Copy each line exactly. Drop every picture.
*** Dataset excerpt ***
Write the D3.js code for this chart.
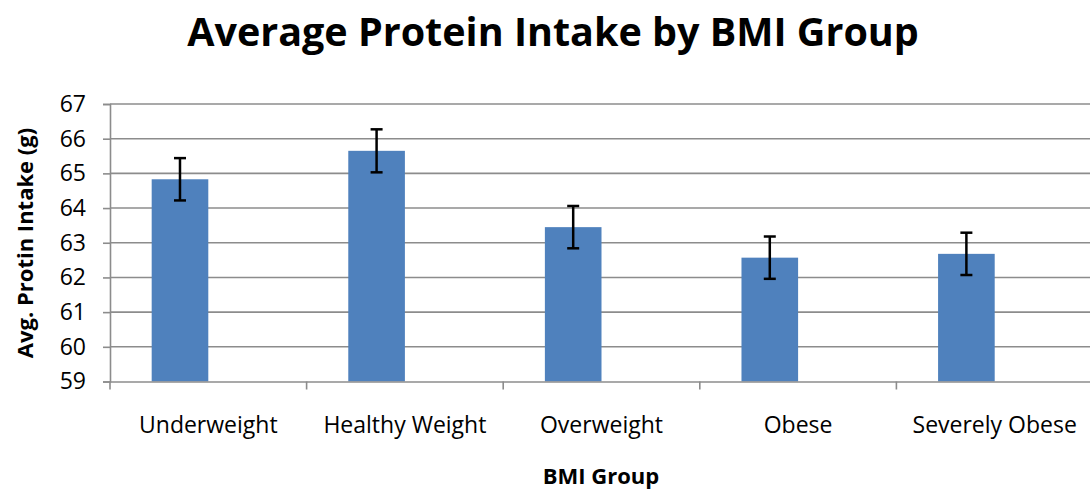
<!DOCTYPE html>
<html>
<head>
<meta charset="utf-8">
<script src="https://cdn.jsdelivr.net/npm/d3@7"></script>
<style>
  html, body { margin: 0; padding: 0; background: #fff; }
  svg { display: block; }
  text { font-family: "Open Sans", Lato, sans-serif; fill: #000; }
</style>
</head>
<body>
<svg id="chart" width="1090" height="491"></svg>
<script>
const categories = ["Underweight", "Healthy Weight", "Overweight", "Obese", "Severely Obese"];
const values = [64.83, 65.65, 63.45, 62.57, 62.68];
const errors = [0.61, 0.62, 0.61, 0.61, 0.61];
const yTicks = [59, 60, 61, 62, 63, 64, 65, 66, 67];
const titleText = "Average Protein Intake by BMI Group";
const xTitle = "BMI Group";
const yTitle = "Avg. Protin Intake (g)";

const svg = d3.select("#chart");
const pLeft = 110, pRight = 1093, pTop = 104, pBottom = 381.5;

const x = d3.scaleBand().domain(categories).range([pLeft, pRight]).padding(0);
const y = d3.scaleLinear().domain([59, 67]).range([pBottom, pTop]);
const barW = x.bandwidth() * 0.288;

// gridlines
svg.append("g").selectAll("line").data(yTicks.slice(1)).join("line")
  .attr("x1", pLeft).attr("x2", pRight)
  .attr("y1", d => y(d)).attr("y2", d => y(d))
  .attr("stroke", "#8c8c8c").attr("stroke-width", 1.6);

// bars
svg.append("g").selectAll("rect").data(categories).join("rect")
  .attr("x", (d) => x(d) + x.bandwidth() / 2 - barW)
  .attr("width", barW)
  .attr("y", (d, i) => y(values[i]))
  .attr("height", (d, i) => y(59) - y(values[i]))
  .attr("fill", "#4f81bd");

// y axis
const yAxis = d3.axisLeft(y).tickValues(yTicks).tickSize(7).tickPadding(17).tickFormat(d3.format("d"));
const gy = svg.append("g").attr("transform", `translate(${pLeft},0)`).call(yAxis);
gy.select(".domain").attr("stroke", "#8c8c8c").attr("stroke-width", 1.6);
gy.selectAll(".tick line").attr("stroke", "#8c8c8c").attr("stroke-width", 1.6);
gy.selectAll("text").style("font-size", "23px").attr("font-family", "'Open Sans', Lato, sans-serif").attr("fill", "#000");

// x axis
const xAxis = d3.axisBottom(x).tickSize(0).tickPadding(0);
const gx = svg.append("g").attr("transform", `translate(0,${pBottom})`).call(xAxis);
gx.select(".domain").attr("stroke", "#8c8c8c").attr("stroke-width", 1.6);
gx.selectAll(".tick text").style("font-size", "23px").attr("font-family", "'Open Sans', Lato, sans-serif")
  .attr("fill", "#000").attr("dy", 0).attr("y", 51);
// boundary ticks between categories
const bounds = categories.map(c => x(c)).concat([pRight]);
gx.append("g").selectAll("line").data(bounds).join("line")
  .attr("x1", d => d).attr("x2", d => d).attr("y1", 0).attr("y2", 8)
  .attr("stroke", "#8c8c8c").attr("stroke-width", 1.6);

// error bars
const eg = svg.append("g");
categories.forEach((c, i) => {
  const cx = x(c) + x.bandwidth() / 2 - barW / 2;
  const y1 = y(values[i] + errors[i]), y2 = y(values[i] - errors[i]);
  eg.append("line").attr("x1", cx).attr("x2", cx).attr("y1", y1).attr("y2", y2)
    .attr("stroke", "#000").attr("stroke-width", 2.5);
  [y1, y2].forEach(yy => eg.append("line").attr("x1", cx - 6).attr("x2", cx + 6)
    .attr("y1", yy).attr("y2", yy).attr("stroke", "#000").attr("stroke-width", 2.5));
});

// titles
svg.append("text").attr("x", 553).attr("y", 46).attr("text-anchor", "middle")
  .style("font-size", "39.5px").style("font-weight", "bold").text(titleText);
svg.append("text").attr("x", 601).attr("y", 484).attr("text-anchor", "middle")
  .style("font-size", "22px").style("font-weight", "bold").text(xTitle);
svg.append("text").attr("transform", "translate(33,243) rotate(-90)").attr("text-anchor", "middle")
  .style("font-size", "22px").style("font-weight", "bold").text(yTitle);
</script>
</body>
</html>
***
→ Solution to this exercise:
Write the D3.js code for this chart.
<!DOCTYPE html>
<html>
<head>
<meta charset="utf-8">
<script src="https://cdn.jsdelivr.net/npm/d3@7"></script>
<style>
  html, body { margin: 0; padding: 0; background: #fff; }
  svg { display: block; }
  text { font-family: "Open Sans", Lato, sans-serif; fill: #000; }
</style>
</head>
<body>
<svg id="chart" width="1090" height="491"></svg>
<script>
const categories = ["Underweight", "Healthy Weight", "Overweight", "Obese", "Severely Obese"];
const values = [64.83, 65.65, 63.45, 62.57, 62.68];
const errors = [0.61, 0.62, 0.61, 0.61, 0.61];
const yTicks = [59, 60, 61, 62, 63, 64, 65, 66, 67];
const titleText = "Average Protein Intake by BMI Group";
const xTitle = "BMI Group";
const yTitle = "Avg. Protin Intake (g)";

const svg = d3.select("#chart");
const pLeft = 110, pRight = 1093, pTop = 104, pBottom = 381.5;

const x = d3.scaleBand().domain(categories).range([pLeft, pRight]).padding(0);
const y = d3.scaleLinear().domain([59, 67]).range([pBottom, pTop]);
const barW = x.bandwidth() * 0.288;

// gridlines
svg.append("g").selectAll("line").data(yTicks.slice(1)).join("line")
  .attr("x1", pLeft).attr("x2", pRight)
  .attr("y1", d => y(d)).attr("y2", d => y(d))
  .attr("stroke", "#8c8c8c").attr("stroke-width", 1.6);

// bars
svg.append("g").selectAll("rect").data(categories).join("rect")
  .attr("x", (d) => x(d) + x.bandwidth() / 2 - barW)
  .attr("width", barW)
  .attr("y", (d, i) => y(values[i]))
  .attr("height", (d, i) => y(59) - y(values[i]))
  .attr("fill", "#4f81bd");

// y axis
const yAxis = d3.axisLeft(y).tickValues(yTicks).tickSize(7).tickPadding(17).tickFormat(d3.format("d"));
const gy = svg.append("g").attr("transform", `translate(${pLeft},0)`).call(yAxis);
gy.select(".domain").attr("stroke", "#8c8c8c").attr("stroke-width", 1.6);
gy.selectAll(".tick line").attr("stroke", "#8c8c8c").attr("stroke-width", 1.6);
gy.selectAll("text").style("font-size", "23px").attr("font-family", "'Open Sans', Lato, sans-serif").attr("fill", "#000");

// x axis
const xAxis = d3.axisBottom(x).tickSize(0).tickPadding(0);
const gx = svg.append("g").attr("transform", `translate(0,${pBottom})`).call(xAxis);
gx.select(".domain").attr("stroke", "#8c8c8c").attr("stroke-width", 1.6);
gx.selectAll(".tick text").style("font-size", "23px").attr("font-family", "'Open Sans', Lato, sans-serif")
  .attr("fill", "#000").attr("dy", 0).attr("y", 51);
// boundary ticks between categories
const bounds = categories.map(c => x(c)).concat([pRight]);
gx.append("g").selectAll("line").data(bounds).join("line")
  .attr("x1", d => d).attr("x2", d => d).attr("y1", 0).attr("y2", 8)
  .attr("stroke", "#8c8c8c").attr("stroke-width", 1.6);

// error bars
const eg = svg.append("g");
categories.forEach((c, i) => {
  const cx = x(c) + x.bandwidth() / 2 - barW / 2;
  const y1 = y(values[i] + errors[i]), y2 = y(values[i] - errors[i]);
  eg.append("line").attr("x1", cx).attr("x2", cx).attr("y1", y1).attr("y2", y2)
    .attr("stroke", "#000").attr("stroke-width", 2.5);
  [y1, y2].forEach(yy => eg.append("line").attr("x1", cx - 6).attr("x2", cx + 6)
    .attr("y1", yy).attr("y2", yy).attr("stroke", "#000").attr("stroke-width", 2.5));
});

// titles
svg.append("text").attr("x", 553).attr("y", 46).attr("text-anchor", "middle")
  .style("font-size", "39.5px").style("font-weight", "bold").text(titleText);
svg.append("text").attr("x", 601).attr("y", 484).attr("text-anchor", "middle")
  .style("font-size", "22px").style("font-weight", "bold").text(xTitle);
svg.append("text").attr("transform", "translate(33,243) rotate(-90)").attr("text-anchor", "middle")
  .style("font-size", "22px").style("font-weight", "bold").text(yTitle);
</script>
</body>
</html>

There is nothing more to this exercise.